Salah satu ciri khas rumah adat Betawi adalah adanya dinding-dinding pembatas ruang berupa panel-panel yang dapat dibuka dan digeser-geser ke tepinya. Hal ini dimaksudkan agar rumah terasa lebih luas dan juga untuk mendapatkan sirkulasi udara yang bagus.
Hiasan rumah kebaya sendiri memiliki ragam pada dinding yang fungsinya tidak hanya menjadi hiasan, tetapi juga dapat menutup lubang ventilasi pada dinding depan.
Penutup
Tempat favorit bagi keluarga dan kerabat adalah amben yang luas. Inilah keunikan rumah Kebaya selain daun pintu(depan)nya yang sengaja dibuat lebar.

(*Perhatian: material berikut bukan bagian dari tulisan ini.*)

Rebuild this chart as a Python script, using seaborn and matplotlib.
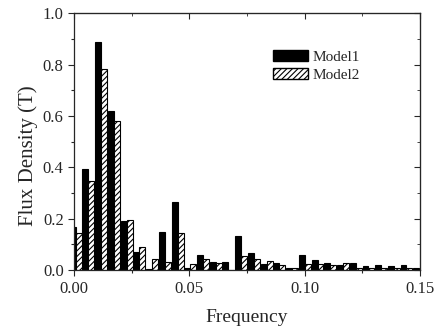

Terdapat filosofi dari amben yang luas ini, yakni sifat keterbukaan masyarakat Betawi terhadap tamu atau orang-orang baru. Sifat ini menandakan sifat orang Betawi yang terbuka terhadap perbedaan-perbedaan.
Meski begitu, terdapat pagar kayu yang dibuat berbentuk segitiga simetris di sekeliling teras. Pagar ini merupakan perwujudan dari sifat lain dari orang Betawi, yakni mempunyai batasan terhadap hal-hal negatif terutama dari sisi keagamaan. Batasan ini ditujukan terhadap budaya yang tidak baik, yang dibawa orang luar ke kampung mereka.